EXERCISE OBJECTIVE:
In this exercise, return the whole listing exactly, excluding any images.

Dataset records:
***
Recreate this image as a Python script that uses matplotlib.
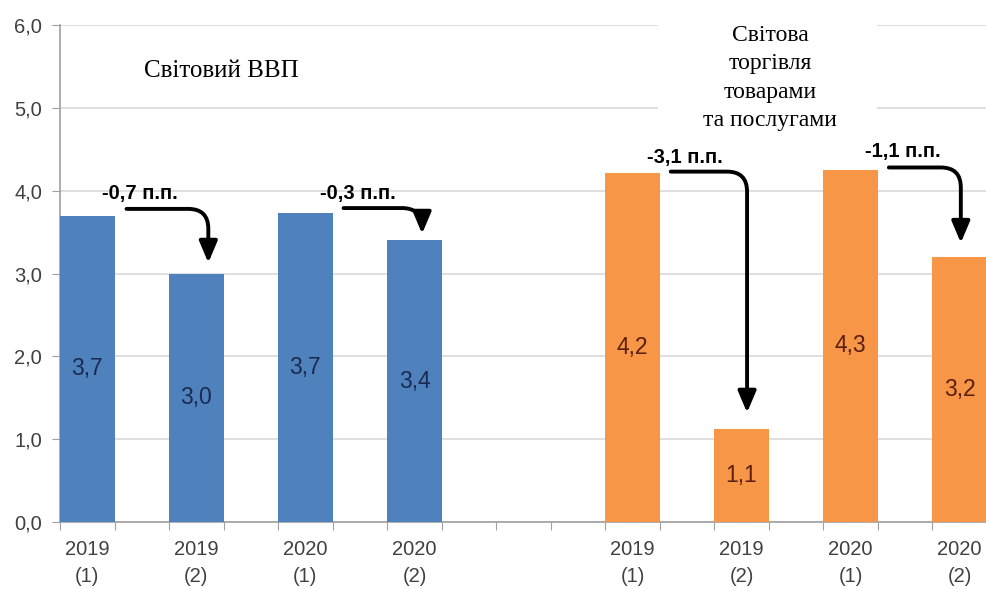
import matplotlib
matplotlib.use("Agg")
import matplotlib.pyplot as plt
from matplotlib.patches import FancyArrowPatch, Rectangle

# Data
categories = ["2019\n(1)", "2019\n(2)", "2020\n(1)", "2020\n(2)"]
gdp_values = [3.7, 3.0, 3.73, 3.4]
gdp_labels = ["3,7", "3,0", "3,7", "3,4"]
trade_values = [4.21, 1.12, 4.25, 3.2]
trade_labels = ["4,2", "1,1", "4,3", "3,2"]
gdp_changes = ["-0,7 п.п.", "-0,3 п.п."]
trade_changes = ["-3,1 п.п.", "-1,1 п.п."]
title_gdp = "Світовий ВВП"
title_trade = "Світова\nторгівля\nтоварами\nта послугами"
yticks = [0, 1, 2, 3, 4, 5, 6]

gdp_x = [0, 1, 2, 3]
trade_x = [5, 6, 7, 8]

blue = "#4f81bd"
orange = "#f79646"
sans = ["Liberation Sans", "DejaVu Sans"]
serif = ["Liberation Serif", "DejaVu Serif"]

fig = plt.figure(figsize=(9.87, 5.89), dpi=100)
ax = fig.add_axes([60/987, (589-522)/589, 1 - 60/987, (522-25)/589])

ax.set_xlim(-0.25, 8.2)
ax.set_ylim(0, 6)

ax.bar(gdp_x, gdp_values, width=0.5, color=blue, zorder=3)
ax.bar(trade_x, trade_values, width=0.5, color=orange, zorder=3)

for x, v, l in zip(gdp_x, gdp_values, gdp_labels):
    ax.text(x, v / 2, l, ha="center", va="center", fontsize=16.5, color="#1a2a50",
            family=sans, zorder=4)
for x, v, l in zip(trade_x, trade_values, trade_labels):
    ax.text(x, v / 2, l, ha="center", va="center", fontsize=16.5, color="#5c1f10",
            family=sans, zorder=4)

# Grid and axes
ax.set_yticks(yticks)
ax.set_yticklabels([f"{t:.1f}".replace(".", ",") for t in yticks], fontsize=14.5,
                   color="#404040", family=sans)
ax.yaxis.grid(True, color="#d9d9d9", linewidth=1.2, zorder=0)
ax.set_axisbelow(True)
ax.tick_params(axis="y", length=6, color="#a0a0a0", pad=7)

tick_pos = [-0.25 + 0.5 * k for k in range(18)]
ax.set_xticks(tick_pos)
ax.set_xticklabels([""] * len(tick_pos))
ax.tick_params(axis="x", length=6, color="#a0a0a0")
for x, c in zip(gdp_x + trade_x, categories + categories):
    ax.text(x, -0.22, c, ha="center", va="top", fontsize=14.5, color="#404040",
            family=sans, linespacing=1.5, clip_on=False)

for s in ["top", "right"]:
    ax.spines[s].set_visible(False)
for s in ["left", "bottom"]:
    ax.spines[s].set_color("#a0a0a0")
    ax.spines[s].set_linewidth(1.2)

# White box behind trade title
ax.add_patch(Rectangle((5.23, 4.55), 2.01, 1.6, facecolor="white", edgecolor="none",
                       zorder=2, clip_on=False))

# Titles
ax.text(1.23, 5.45, title_gdp, ha="center", va="center", fontsize=18,
        family=serif, color="black", zorder=5)
ax.text(6.26, 5.36, title_trade, ha="center", va="center", fontsize=17,
        family=serif, color="black", linespacing=1.45, zorder=5)

# Change annotations
changes = gdp_changes + trade_changes
text_pos = [(0.48, 3.97), (2.48, 3.97), (5.48, 4.40), (7.48, 4.47)]
starts = [(0.36, 3.78), (2.35, 3.79), (5.35, 4.23), (7.35, 4.28)]
ends = [(1.11, 3.13), (3.07, 3.48), (6.05, 1.32), (8.01, 3.37)]
for t, tp, s, e in zip(changes, text_pos, starts, ends):
    ax.text(tp[0], tp[1], t, ha="center", va="center", fontsize=14.5,
            fontweight="bold", family=sans, color="black", zorder=6)
    arr = FancyArrowPatch(s, e, connectionstyle="angle,angleA=0,angleB=90,rad=20",
                          arrowstyle="-|>,head_length=13,head_width=5.5",
                          color="black", linewidth=2.8, zorder=6,
                          shrinkA=0, shrinkB=0, mutation_scale=1)
    ax.add_patch(arr)

fig.savefig("out.png", dpi=100)
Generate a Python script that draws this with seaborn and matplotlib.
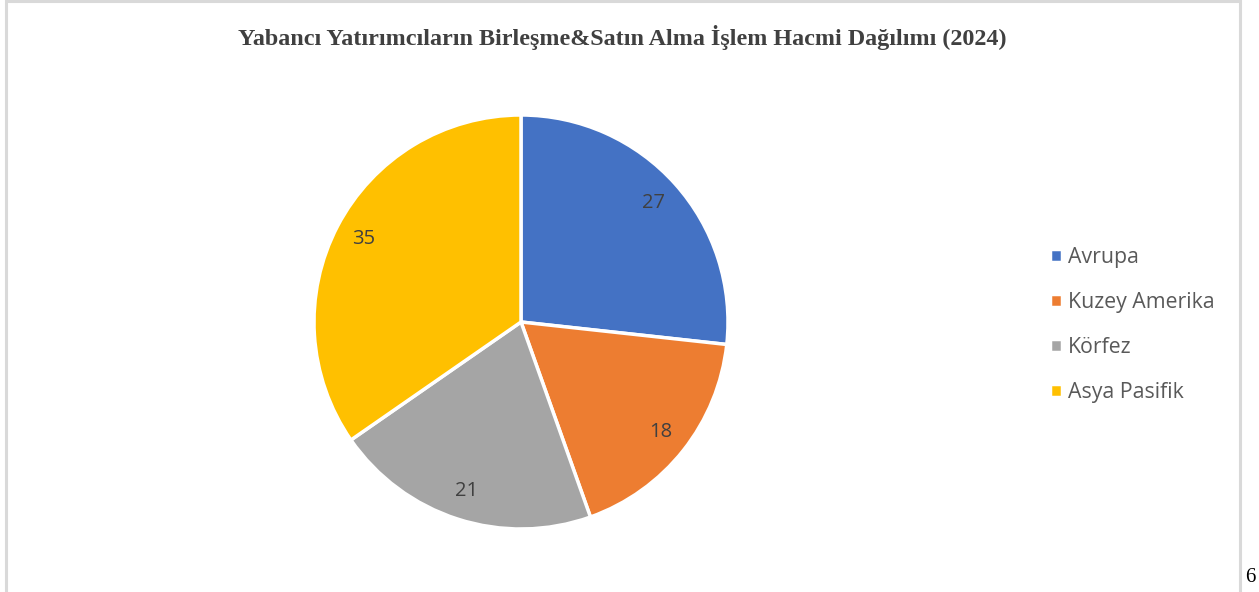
import matplotlib
matplotlib.use("Agg")
import matplotlib.pyplot as plt
import matplotlib.patches as mpatches
import seaborn as sns

categories = ["Avrupa", "Kuzey Amerika", "Körfez", "Asya Pasifik"]
values = [27, 18, 21, 35]
colors = ["#4472C4", "#ED7D31", "#A5A5A5", "#FFC000"]
title = "Yabancı Yatırımcıların Birleşme&Satın Alma İşlem Hacmi Dağılımı (2024)"

sns.set_theme(style="white")
palette = sns.color_palette(colors)

W, H = 1259, 592
fig = plt.figure(figsize=(W / 100, H / 100), dpi=100)
fig.patch.set_facecolor("white")

# chart border
border = mpatches.Rectangle((6 / W, -0.05), (1240 - 6) / W, 1.05 - 0.5 / H,
                            transform=fig.transFigure, fill=False,
                            edgecolor="#D9D9D9", linewidth=2.2, clip_on=False)
fig.patches.append(border)

cx, cy, r = 521, 592 - 322, 207
ax = fig.add_axes([(cx - r) / W, (cy - r) / H, 2 * r / W, 2 * r / H])
wedges, texts = ax.pie(values, colors=palette, startangle=90, counterclock=False,
                       labels=[str(v) for v in values], labeldistance=0.86,
                       wedgeprops=dict(edgecolor="white", linewidth=2.5),
                       textprops=dict(color="#404040", fontsize=14.5, family="Open Sans"))
for t in texts:
    t.set_ha("center")
    t.set_va("center")
ax.set_xlim(-1, 1)
ax.set_ylim(-1, 1)
ax.set_aspect("auto")
ax.axis("off")

fig.text(622 / W, 1 - 37 / H, title, ha="center", va="center",
         family="Liberation Serif", fontweight="bold", fontsize=17.4, color="#404040")

leg = fig.legend(wedges, categories, loc="upper left",
                 bbox_to_anchor=(1031 / W, 1 - 228 / H), frameon=False,
                 handlelength=0.55, handleheight=0.55, handletextpad=0.3,
                 labelspacing=1.13, prop=dict(family="Open Sans", size=15.3))
for t in leg.get_texts():
    t.set_color("#595959")

fig.text(1250 / W, 1 - 577 / H, "6", ha="center", va="center",
         family="Liberation Serif", fontsize=15, color="black")

fig.savefig("out.png", dpi=100, facecolor="white")
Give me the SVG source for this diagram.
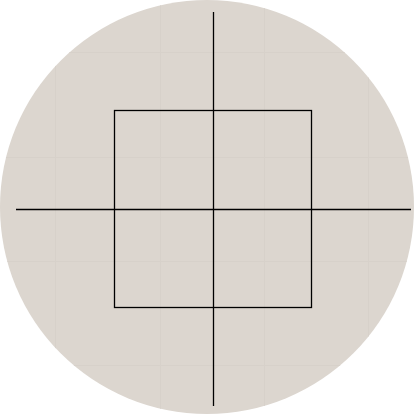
<svg xmlns="http://www.w3.org/2000/svg" width="414" height="414" viewBox="0 0 414 414">
<style>
.grid{stroke:#d7d1ca;stroke-width:1;fill:none}
.ax{stroke:#000;stroke-width:1.3;fill:none}
</style>
<defs><clipPath id="c"><circle cx="207" cy="207" r="207"/></clipPath></defs>
<rect width="414" height="414" fill="#fff"/>
<g id="disc">
<circle cx="207" cy="207" r="207" fill="#dcd6cf"/>
<g class="grid" clip-path="url(#c)">
<path d="M55.5 0V414M160.5 0V414M264.5 0V414M368.5 0V414M0 52.5H414M0 157.5H414M0 261.5H414M0 365.5H414"/>
</g>
</g>
<g id="square"><rect class="ax" x="114.5" y="110.5" width="197" height="197"/></g>
<g id="axes">
<line class="ax" x1="213.5" y1="12" x2="213.5" y2="406"/>
<line class="ax" x1="16" y1="209.5" x2="411" y2="209.5"/>
</g>
</svg>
***
SOLUTION TO THIS PROBLEM:
Recreate this image as a Python script that uses matplotlib.
import matplotlib
matplotlib.use("Agg")
import matplotlib.pyplot as plt
from matplotlib.patches import FancyArrowPatch, Rectangle

# Data
categories = ["2019\n(1)", "2019\n(2)", "2020\n(1)", "2020\n(2)"]
gdp_values = [3.7, 3.0, 3.73, 3.4]
gdp_labels = ["3,7", "3,0", "3,7", "3,4"]
trade_values = [4.21, 1.12, 4.25, 3.2]
trade_labels = ["4,2", "1,1", "4,3", "3,2"]
gdp_changes = ["-0,7 п.п.", "-0,3 п.п."]
trade_changes = ["-3,1 п.п.", "-1,1 п.п."]
title_gdp = "Світовий ВВП"
title_trade = "Світова\nторгівля\nтоварами\nта послугами"
yticks = [0, 1, 2, 3, 4, 5, 6]

gdp_x = [0, 1, 2, 3]
trade_x = [5, 6, 7, 8]

blue = "#4f81bd"
orange = "#f79646"
sans = ["Liberation Sans", "DejaVu Sans"]
serif = ["Liberation Serif", "DejaVu Serif"]

fig = plt.figure(figsize=(9.87, 5.89), dpi=100)
ax = fig.add_axes([60/987, (589-522)/589, 1 - 60/987, (522-25)/589])

ax.set_xlim(-0.25, 8.2)
ax.set_ylim(0, 6)

ax.bar(gdp_x, gdp_values, width=0.5, color=blue, zorder=3)
ax.bar(trade_x, trade_values, width=0.5, color=orange, zorder=3)

for x, v, l in zip(gdp_x, gdp_values, gdp_labels):
    ax.text(x, v / 2, l, ha="center", va="center", fontsize=16.5, color="#1a2a50",
            family=sans, zorder=4)
for x, v, l in zip(trade_x, trade_values, trade_labels):
    ax.text(x, v / 2, l, ha="center", va="center", fontsize=16.5, color="#5c1f10",
            family=sans, zorder=4)

# Grid and axes
ax.set_yticks(yticks)
ax.set_yticklabels([f"{t:.1f}".replace(".", ",") for t in yticks], fontsize=14.5,
                   color="#404040", family=sans)
ax.yaxis.grid(True, color="#d9d9d9", linewidth=1.2, zorder=0)
ax.set_axisbelow(True)
ax.tick_params(axis="y", length=6, color="#a0a0a0", pad=7)

tick_pos = [-0.25 + 0.5 * k for k in range(18)]
ax.set_xticks(tick_pos)
ax.set_xticklabels([""] * len(tick_pos))
ax.tick_params(axis="x", length=6, color="#a0a0a0")
for x, c in zip(gdp_x + trade_x, categories + categories):
    ax.text(x, -0.22, c, ha="center", va="top", fontsize=14.5, color="#404040",
            family=sans, linespacing=1.5, clip_on=False)

for s in ["top", "right"]:
    ax.spines[s].set_visible(False)
for s in ["left", "bottom"]:
    ax.spines[s].set_color("#a0a0a0")
    ax.spines[s].set_linewidth(1.2)

# White box behind trade title
ax.add_patch(Rectangle((5.23, 4.55), 2.01, 1.6, facecolor="white", edgecolor="none",
                       zorder=2, clip_on=False))

# Titles
ax.text(1.23, 5.45, title_gdp, ha="center", va="center", fontsize=18,
        family=serif, color="black", zorder=5)
ax.text(6.26, 5.36, title_trade, ha="center", va="center", fontsize=17,
        family=serif, color="black", linespacing=1.45, zorder=5)

# Change annotations
changes = gdp_changes + trade_changes
text_pos = [(0.48, 3.97), (2.48, 3.97), (5.48, 4.40), (7.48, 4.47)]
starts = [(0.36, 3.78), (2.35, 3.79), (5.35, 4.23), (7.35, 4.28)]
ends = [(1.11, 3.13), (3.07, 3.48), (6.05, 1.32), (8.01, 3.37)]
for t, tp, s, e in zip(changes, text_pos, starts, ends):
    ax.text(tp[0], tp[1], t, ha="center", va="center", fontsize=14.5,
            fontweight="bold", family=sans, color="black", zorder=6)
    arr = FancyArrowPatch(s, e, connectionstyle="angle,angleA=0,angleB=90,rad=20",
                          arrowstyle="-|>,head_length=13,head_width=5.5",
                          color="black", linewidth=2.8, zorder=6,
                          shrinkA=0, shrinkB=0, mutation_scale=1)
    ax.add_patch(arr)

fig.savefig("out.png", dpi=100)
Generate a Python script that draws this with seaborn and matplotlib.
import matplotlib
matplotlib.use("Agg")
import matplotlib.pyplot as plt
import matplotlib.patches as mpatches
import seaborn as sns

categories = ["Avrupa", "Kuzey Amerika", "Körfez", "Asya Pasifik"]
values = [27, 18, 21, 35]
colors = ["#4472C4", "#ED7D31", "#A5A5A5", "#FFC000"]
title = "Yabancı Yatırımcıların Birleşme&Satın Alma İşlem Hacmi Dağılımı (2024)"

sns.set_theme(style="white")
palette = sns.color_palette(colors)

W, H = 1259, 592
fig = plt.figure(figsize=(W / 100, H / 100), dpi=100)
fig.patch.set_facecolor("white")

# chart border
border = mpatches.Rectangle((6 / W, -0.05), (1240 - 6) / W, 1.05 - 0.5 / H,
                            transform=fig.transFigure, fill=False,
                            edgecolor="#D9D9D9", linewidth=2.2, clip_on=False)
fig.patches.append(border)

cx, cy, r = 521, 592 - 322, 207
ax = fig.add_axes([(cx - r) / W, (cy - r) / H, 2 * r / W, 2 * r / H])
wedges, texts = ax.pie(values, colors=palette, startangle=90, counterclock=False,
                       labels=[str(v) for v in values], labeldistance=0.86,
                       wedgeprops=dict(edgecolor="white", linewidth=2.5),
                       textprops=dict(color="#404040", fontsize=14.5, family="Open Sans"))
for t in texts:
    t.set_ha("center")
    t.set_va("center")
ax.set_xlim(-1, 1)
ax.set_ylim(-1, 1)
ax.set_aspect("auto")
ax.axis("off")

fig.text(622 / W, 1 - 37 / H, title, ha="center", va="center",
         family="Liberation Serif", fontweight="bold", fontsize=17.4, color="#404040")

leg = fig.legend(wedges, categories, loc="upper left",
                 bbox_to_anchor=(1031 / W, 1 - 228 / H), frameon=False,
                 handlelength=0.55, handleheight=0.55, handletextpad=0.3,
                 labelspacing=1.13, prop=dict(family="Open Sans", size=15.3))
for t in leg.get_texts():
    t.set_color("#595959")

fig.text(1250 / W, 1 - 577 / H, "6", ha="center", va="center",
         family="Liberation Serif", fontsize=15, color="black")

fig.savefig("out.png", dpi=100, facecolor="white")
Give me the SVG source for this diagram.
<svg xmlns="http://www.w3.org/2000/svg" width="414" height="414" viewBox="0 0 414 414">
<style>
.grid{stroke:#d7d1ca;stroke-width:1;fill:none}
.ax{stroke:#000;stroke-width:1.3;fill:none}
</style>
<defs><clipPath id="c"><circle cx="207" cy="207" r="207"/></clipPath></defs>
<rect width="414" height="414" fill="#fff"/>
<g id="disc">
<circle cx="207" cy="207" r="207" fill="#dcd6cf"/>
<g class="grid" clip-path="url(#c)">
<path d="M55.5 0V414M160.5 0V414M264.5 0V414M368.5 0V414M0 52.5H414M0 157.5H414M0 261.5H414M0 365.5H414"/>
</g>
</g>
<g id="square"><rect class="ax" x="114.5" y="110.5" width="197" height="197"/></g>
<g id="axes">
<line class="ax" x1="213.5" y1="12" x2="213.5" y2="406"/>
<line class="ax" x1="16" y1="209.5" x2="411" y2="209.5"/>
</g>
</svg>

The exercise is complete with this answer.